Mereka sesungguhnya Islamfobia, bukan soal Arab. Tapi diselubungkan sedemikian rupa. Itu mendapatkan tempat di negara kita yang berasaskan Pancasila yang berketuhanan yang maha Esa.

Ini yang menurut saya, ada unsur pembiaran yang luar biasa. Kalau katup-katup saluran resmi yang dianggap tempat mencari keadilan itu sudah tumpul, sudah tidak mungkin maka rakyat akan mencari jalannya sendiri. Itu yang berbahaya.

Napoleon bertindak terhadap M. Kece untuk membongkar saluran yang tersumbat itu. Orang seperti M. Kece memang bisa membahayakan persatuan dan kesatuan serta perpecahan umat beragama.

Napoleon Bonaparte pasti merasakan pengalaman traumatis itu karena dia mantan densus. Pasti punya data-data lengkap.

Dia membuat surat terbuka tentu dengan pertimbangan dan proyeksi masa depan. Itulah saya katakan, sesungguhnya harusnya Napoleon diberi reward. Bukan kita maki-maki. Diberikan reward penghargaan memberikan kanalisasi untuk menyalurkan hal-hal seperti itu.

Kalau tidak, kita tidak bisa membayangkan ledakannya. Perumpaman balon yang bisa meledak, tapi kalau dilubangin sedikit membuat ada ventilasi. Itu konteksnya mengapa saya bilang, seharusnya kita memberikan penghargaan kepada Napoleon Bonaparte yang mampu menampung kemarahan umat baik di dalan maupun di luar," panjang lebar Yani memaparkan.

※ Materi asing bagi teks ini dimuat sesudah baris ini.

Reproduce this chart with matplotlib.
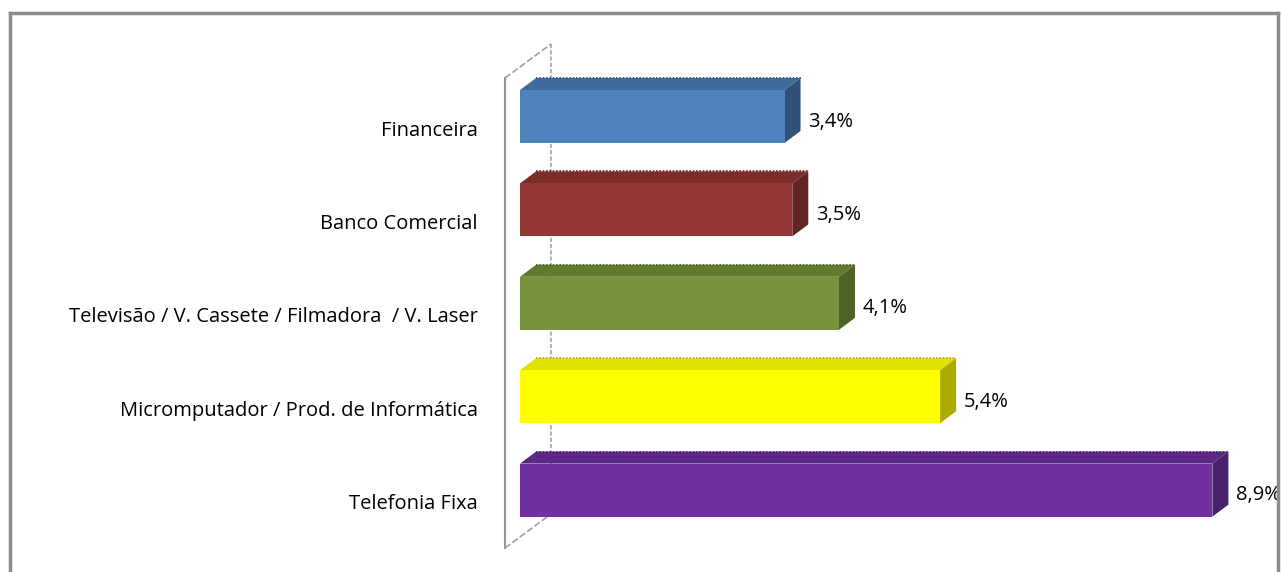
import matplotlib.pyplot as plt
from matplotlib.patches import Polygon
import matplotlib.lines as mlines

plt.rcParams['font.family'] = ['Open Sans', 'DejaVu Sans']

# --- dados ---
categorias = ['Financeira', 'Banco Comercial',
              'Televisão / V. Cassete / Filmadora  / V. Laser',
              'Micromputador / Prod. de Informática', 'Telefonia Fixa']
valores = [3.4, 3.5, 4.1, 5.4, 8.9]
rotulos = ['3,4%', '3,5%', '4,1%', '5,4%', '8,9%']
cor_frente = ['#4F81BD', '#953735', '#77933C', '#FFFF00', '#7030A0']
cor_topo = ['#3F6A9C', '#7E2C2A', '#617A2F', '#E2E200', '#5C2786']
cor_lado = ['#30507A', '#632523', '#4C6226', '#ABAB00', '#48206B']

# escala: pixels por unidade e por linha
W, H = 1281, 572
px_x = 77.8       # px por 1 ponto percentual
x0 = 520          # pixel do zero
px_y = 93.4       # px entre barras
y0 = 116.5        # centro da primeira barra

fig = plt.figure(figsize=(W / 100, H / 100), dpi=100)
ax = fig.add_axes([0, 0, 1, 1])
ax.set_xlim(-x0 / px_x, (W - x0) / px_x)
ax.set_ylim((H - y0) / px_y, -y0 / px_y)
ax.axis('off')

# moldura
for xs, ys in [([10, 1278], [13, 13]), ([10, 10], [13, 572]), ([1278, 1278], [13, 572])]:
    fig.add_artist(mlines.Line2D([x / W for x in xs], [1 - y / H for y in ys],
                                 color='#8C8C8C', lw=2.5))

# profundidade 3D
dx = 16 / px_x
dy = 12 / px_y
h = 53 / px_y

# paredes (eixo)
wx_f = -15 / px_x
wdx = 46 / px_x
wdy = 34 / px_y
wtop = -0.412
wbot = 4.62
ax.plot([wx_f, wx_f], [wtop, wbot], color='#969696', lw=1.5, zorder=1)
ax.plot([wx_f + wdx, wx_f + wdx], [wtop - wdy, wbot - wdy], color='#B4B4B4',
        lw=1.5, ls=(0, (2, 1)), zorder=1)
ax.plot([wx_f, wx_f + wdx], [wtop, wtop - wdy], color='#A0A0A0', lw=1.2,
        ls=(0, (4, 1.5)), zorder=1)
ax.plot([wx_f, wx_f + wdx], [wbot, wbot - wdy], color='#A0A0A0', lw=1.2,
        ls=(0, (4, 1.5)), zorder=1)

for i, v in enumerate(valores):
    top = i - h / 2
    bot = i + h / 2
    frente = [(0, top), (v, top), (v, bot), (0, bot)]
    topo = [(0, top), (dx, top - dy), (v + dx, top - dy), (v, top)]
    lado = [(v, top), (v + dx, top - dy), (v + dx, bot - dy), (v, bot)]
    ax.add_patch(Polygon(topo, closed=True, fc=cor_topo[i], ec='none', zorder=2))
    ax.add_patch(Polygon(lado, closed=True, fc=cor_lado[i], ec='none', zorder=2))
    ax.add_patch(Polygon(frente, closed=True, fc=cor_frente[i], ec='none', zorder=3))
    ax.plot([dx, v + dx], [top - dy, top - dy], color=cor_lado[i], lw=1.2,
            ls=(0, (1, 1)), zorder=2)
    ax.annotate(rotulos[i], (v + dx, i), xytext=(8, -5), textcoords='offset pixels',
                ha='left', va='center', fontsize=14.5, color='black')
    ax.annotate(categorias[i], (wx_f, i), xytext=(-27, -14), textcoords='offset pixels',
                ha='right', va='center', fontsize=14.5, color='black')

fig.savefig('out.png', dpi=100, facecolor='white')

Syahganda menimpali. Napoleon memang selalu bilang pemimpin itu harus berani menanggung risiko. Dalam soal M Kece demi menciptakan ventilasi Napoleon memikul risikonya sendiri. Napoleon ini orang luar biasa.

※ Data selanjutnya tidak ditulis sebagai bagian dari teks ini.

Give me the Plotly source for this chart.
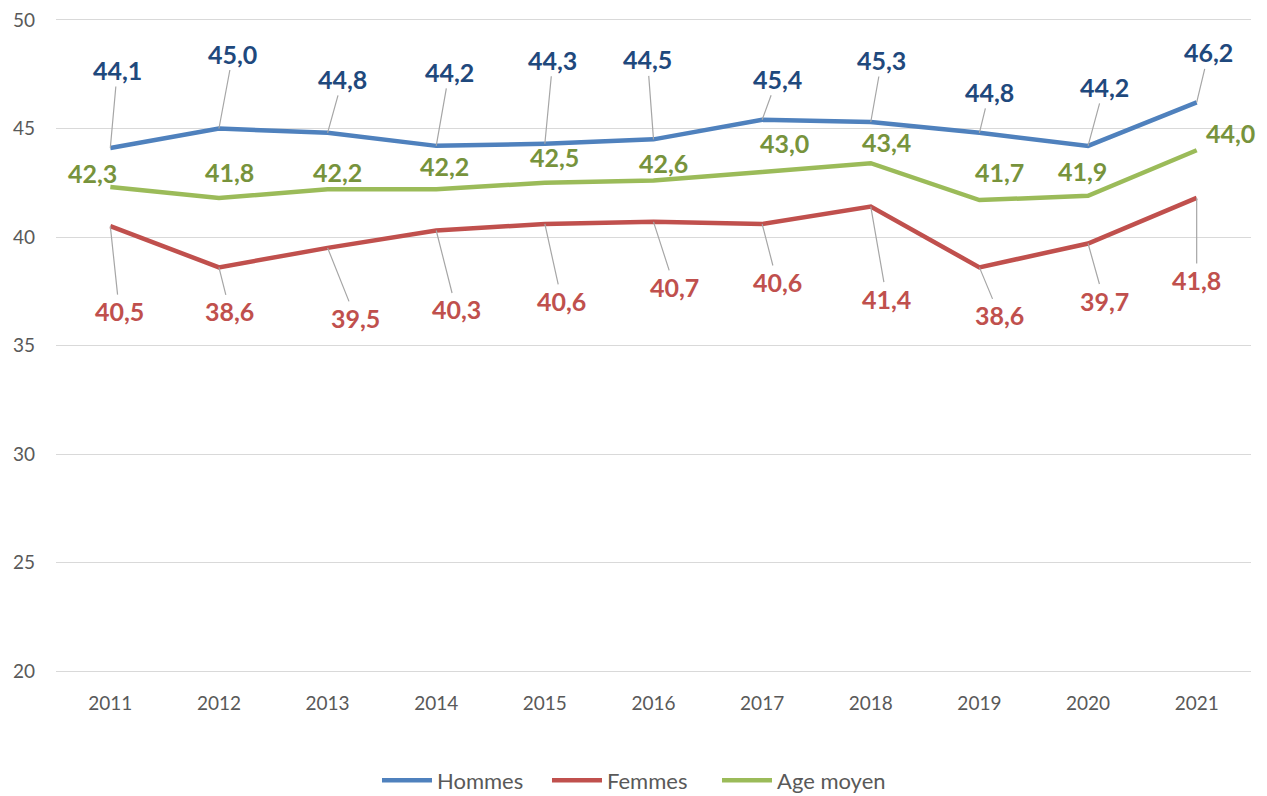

Saya ulangi. Saya baru ketemu orang seperti dia yang leadership-nya tinggi dan pinter sekali. Bahasa inggrisnya fasih seperti orang inggris. Kelebihan Napoleon yang lain, dia family man, demokrasi dengan anak, anaknya sekolah di Amerika di NewYork. Jangan lagi bilang dia radikal Islam, dia bukan radikal Islam.Kita tidak boleh berstigma bahwa dia itu jadi terpengaruh Habib Rizieq atau tidak. Dia manusia inspiring.

Kenapa kamu namanya Napoleon? Saya pernah tanya begitu. Jawabnya: Karena bapak saya pengagum jendral Napoleon Bonaparte, jendral yang paling berpengaruih sepanjang sejarah dunia yang menjadi emperor Perancis.

Bapaknya menitip pesan kepadanya supaya berlaku seperti Napoleon Bonaparte Itulah yang membuatnya tersandera oleh nama besar Napoleon. Dia juga bercita-cita seumur hidup pengin seperti Napoleon Bonaparte.